Denis Dutton - Philosopher
Denis Dutton was a philosophy professor and the editor of Arts & Letters Daily. In his book The Art Instinct, he suggested that humans are hard-wired to seek beauty.

Why you should listen

Why do humans take pleasure in making art? In his 2009 book The Art Instinct, philosopher Denis Dutton suggested that art is a need built into our systems, a complex and subtle evolutionary adaptation comparable to our facility for language. We humans evolved to love art because it helps us survive; for example, a well-expressed appreciation of art can -- even in modern times -- help us to find a mate. It’s a bold argument to make, bolstered by examples from the breadth of art history that Dutton kept at his fingertips.
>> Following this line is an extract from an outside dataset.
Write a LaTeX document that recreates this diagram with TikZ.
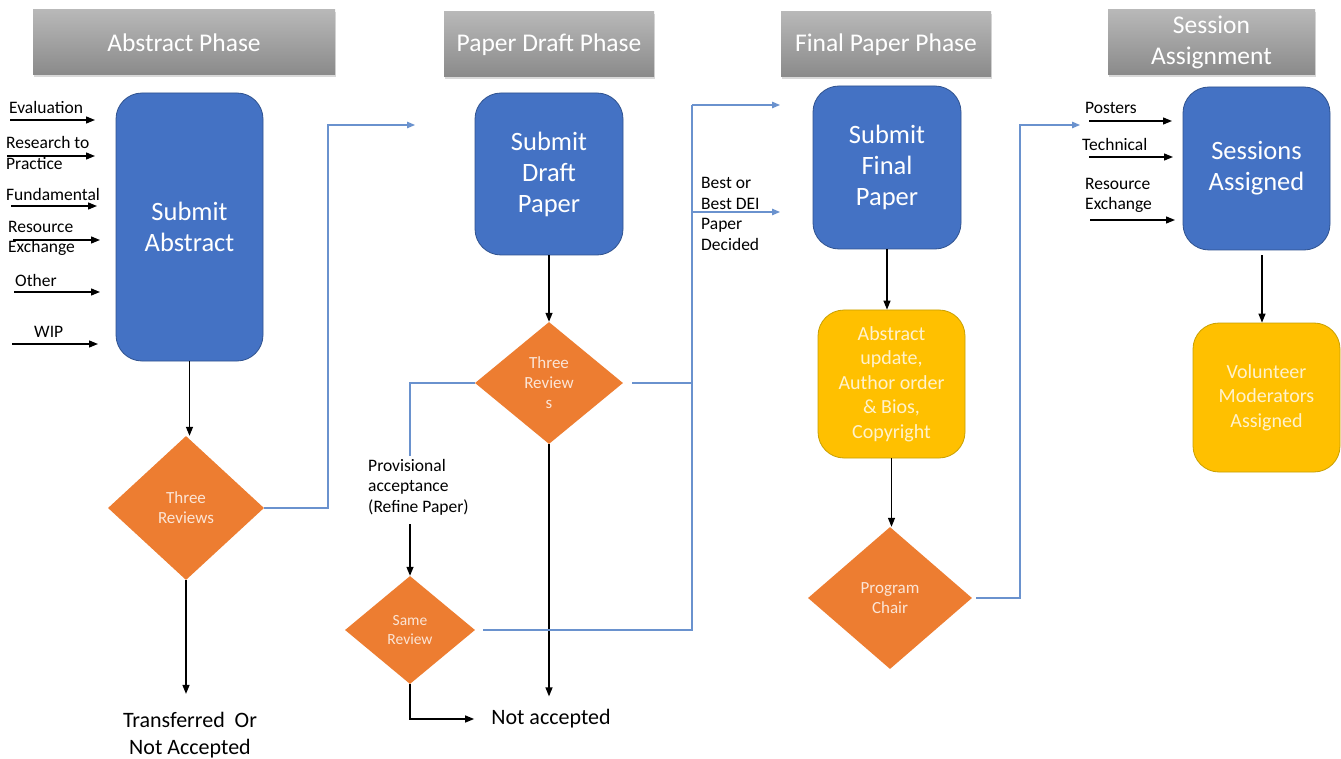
\documentclass[tikz,border=0pt]{standalone}
\usepackage{fontspec}
\setmainfont{Carlito}
\usetikzlibrary{arrows.meta,shapes.geometric,shadows}
\definecolor{bluebox}{HTML}{4472C4}
\definecolor{blueedge}{HTML}{2F528F}
\definecolor{yelbox}{HTML}{FFC000}
\definecolor{yeledge}{HTML}{C9A000}
\definecolor{yeltext}{HTML}{FFF2CC}
\definecolor{orgbox}{HTML}{ED7D31}
\definecolor{orgtext}{HTML}{FBE5D6}
\definecolor{hdtop}{HTML}{B8B8B8}
\definecolor{hdbot}{HTML}{8A8A8A}
\definecolor{conn}{HTML}{6A92CE}
\tikzset{
  hdr/.style={rectangle, top color=hdtop, bottom color=hdbot, draw=none, text=white,
    font=\fontsize{25.5}{31}\selectfont, align=center, inner sep=0pt,
    drop shadow={shadow xshift=1pt, shadow yshift=-2.5pt, opacity=0.15, fill=black}},
  bbox/.style={rectangle, rounded corners=26pt, fill=bluebox, draw=blueedge, line width=0.8pt,
    text=white, font=\fontsize{26.5}{31}\selectfont, align=center, inner sep=0pt},
  ybox/.style={rectangle, rounded corners=26pt, fill=yelbox, draw=yeledge, line width=0.8pt,
    text=yeltext, font=\fontsize{20}{24.5}\selectfont, align=center, inner sep=0pt},
  dia/.style={diamond, fill=orgbox, draw=none, text=orgtext, align=center, inner sep=0pt,
    font=\fontsize{17}{20}\selectfont},
  lbl/.style={font=\fontsize{17.5}{20.5}\selectfont, align=left, inner sep=0pt, text=black},
  big/.style={font=\fontsize{22}{27}\selectfont, align=center, inner sep=0pt, text=black},
  arr/.style={draw=black, line width=1.3pt, -{Triangle[length=9pt,width=7pt]}},
  bl/.style={draw=conn, line width=1.3pt},
  blarr/.style={draw=conn, line width=1.3pt, -{Triangle[length=8pt,width=6.5pt]}},
}
\begin{document}
\begin{tikzpicture}[x=1pt,y=-1pt]
\useasboundingbox[fill=white] (0,0) rectangle (1341,759);

% headers
\node[hdr, minimum width=302pt, minimum height=65pt] (h1) at (184,42.5) {Abstract Phase};
\node[hdr, minimum width=210pt, minimum height=65pt] (h2) at (549,44.5) {Paper Draft Phase};
\node[hdr, minimum width=210pt, minimum height=65pt] (h3) at (886,44.5) {Final Paper Phase};
\node[hdr, minimum width=207pt, minimum height=65pt] (h4) at (1211.5,42.5) {Session\\Assignment};

% blue boxes
\node[bbox, minimum width=147pt, minimum height=268pt] (B1) at (189.5,227) {Submit\\Abstract};
\node[bbox, minimum width=148pt, minimum height=162pt] (B2) at (549,174) {Submit\\Draft\\Paper};
\node[bbox, minimum width=148pt, minimum height=163pt] (B3) at (887,167.5) {Submit\\Final\\Paper};
\node[bbox, minimum width=147pt, minimum height=163pt] (B4) at (1256.5,168.5) {Sessions\\Assigned};

% yellow boxes
\node[ybox, minimum width=147pt, minimum height=148pt] (Y1) at (891.5,384) {Abstract\\update,\\Author order\\\& Bios,\\Copyright};
\node[ybox, minimum width=147pt, minimum height=149pt] (Y2) at (1266.5,397.5) {Volunteer\\Moderators\\Assigned};

% diamonds
\node[dia, minimum width=156pt, minimum height=144pt] (D1) at (186,508) {Three\\Reviews};
\node[dia, minimum width=148pt, minimum height=122pt] (D2) at (549,383) {Three\\Review\\s};
\node[dia, minimum width=130pt, minimum height=108pt, font=\fontsize{15.5}{19}\selectfont] (D3) at (410,630) {Same\\Review};
\node[dia, minimum width=164pt, minimum height=142pt] (D4) at (890,598) {Program\\Chair};

% outcome texts
\node[big] (T) at (190,735) {Transferred~~Or\\Not Accepted};
\node[big] (NA) at (551,719) {Not accepted};

% input labels left
\node[lbl, anchor=west] (l1) at (9,107) {Evaluation};
\node[lbl, anchor=west] (l2) at (6,153) {Research to\\Practice};
\node[lbl, anchor=west] (l3) at (6,194) {Fundamental};
\node[lbl, anchor=west] (l4) at (8,238.5) {Resource\\Exchange};
\node[lbl, anchor=west] (l5) at (15,280) {Other};
\node[lbl, anchor=west] (l6) at (34,332) {WIP};

% input labels right
\node[lbl, anchor=west] (r1) at (1085,108) {Posters};
\node[lbl, anchor=west] (r2) at (1082,144) {Technical};
\node[lbl, anchor=west] (r3) at (1085,195.5) {Resource\\Exchange};

% other labels
\node[lbl, anchor=west] (prov) at (368,487) {Provisional\\acceptance\\(Refine Paper)};
\node[lbl, anchor=west] (best) at (701,214) {Best or\\Best DEI\\Paper\\Decided};

% coordinates for free ends
\coordinate (a1s) at (10,120);  \coordinate (a1e) at (95,120);
\coordinate (a2s) at (7,156);   \coordinate (a2e) at (95,156);
\coordinate (a3s) at (11,206);  \coordinate (a3e) at (97,206);
\coordinate (a4s) at (13,240);  \coordinate (a4e) at (100,240);
\coordinate (a5s) at (14,292);  \coordinate (a5e) at (100,292);
\coordinate (a6s) at (12,344);  \coordinate (a6e) at (98,344);
\coordinate (p1s) at (1089,121); \coordinate (p1e) at (1172,121);
\coordinate (p2s) at (1089,157); \coordinate (p2e) at (1173,157);
\coordinate (p3s) at (1090,220); \coordinate (p3e) at (1175,220);
\coordinate (u1) at (328,125);  \coordinate (u2) at (415,125);
\coordinate (v1) at (692,105);  \coordinate (t1) at (780,105);
\coordinate (t2) at (780,212);
\coordinate (w1) at (1020,125); \coordinate (w2) at (1080,125);
\coordinate (k1) at (410,456);  \coordinate (k2) at (410,524);

% left input arrows
\draw[arr] (a1s) -- (a1e);
\draw[arr] (a2s) -- (a2e);
\draw[arr] (a3s) -- (a3e);
\draw[arr] (a4s) -- (a4e);
\draw[arr] (a5s) -- (a5e);
\draw[arr] (a6s) -- (a6e);
% right input arrows
\draw[arr] (p1s) -- (p1e);
\draw[arr] (p2s) -- (p2e);
\draw[arr] (p3s) -- (p3e);

% black flow arrows
\draw[arr] (B1.south) -- (B1.south |- D1.north);
\draw[arr, shorten >=18pt] (D1.south) -- (D1.south |- T.north);
\draw[arr] (B2.south) -- (D2.north);
\draw[arr, shorten >=13pt] (D2.south) -- (D2.south |- NA.north);
\draw[arr] (k2) -- (D3.north);
\draw[arr, shorten >=17pt] (D3.south) |- (NA.west);
\draw[arr] (B3.south) -- (B3.south |- Y1.north);
\draw[arr] (Y1.south) -- (Y1.south |- D4.north);
\draw[arr, shorten <=5pt] ([xshift=5.5pt]B4.south) -- ([xshift=5.5pt]B4.south |- Y2.north);

% blue connectors
\draw[blarr] (D1.east) -| (u1) -- (u2);
\draw[bl] (D2.west) -| (k1);
\draw[bl, shorten <=9pt] (D2.east) -- (D2.east -| v1);
\draw[bl, shorten <=8pt] (D3.east) -| (v1);
\draw[blarr] (v1) -- (t1);
\draw[blarr] (v1 |- t2) -- (t2);
\draw[blarr, shorten <=4pt] (D4.east) -| (w1) -- (w2);
\end{tikzpicture}
\end{document}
Dutton taught philosophy at the University of Canterbury in New Zealand, and was the editor of Arts & Letters Daily, a three-column compendium of culture news from all over the web. (His own homepage is another storehouse of tidbits from his wide-ranging explorations in philosophy and culture.) He was on the advisory board of Cybereditions, a publisher specializing in ebooks and print-on-demand editions of nonfiction works. And he was an editor of Climate Debate Daily, a lively blog that takes a skeptical view of some climate-change arguments.

Dutton died from cancer in December 2010.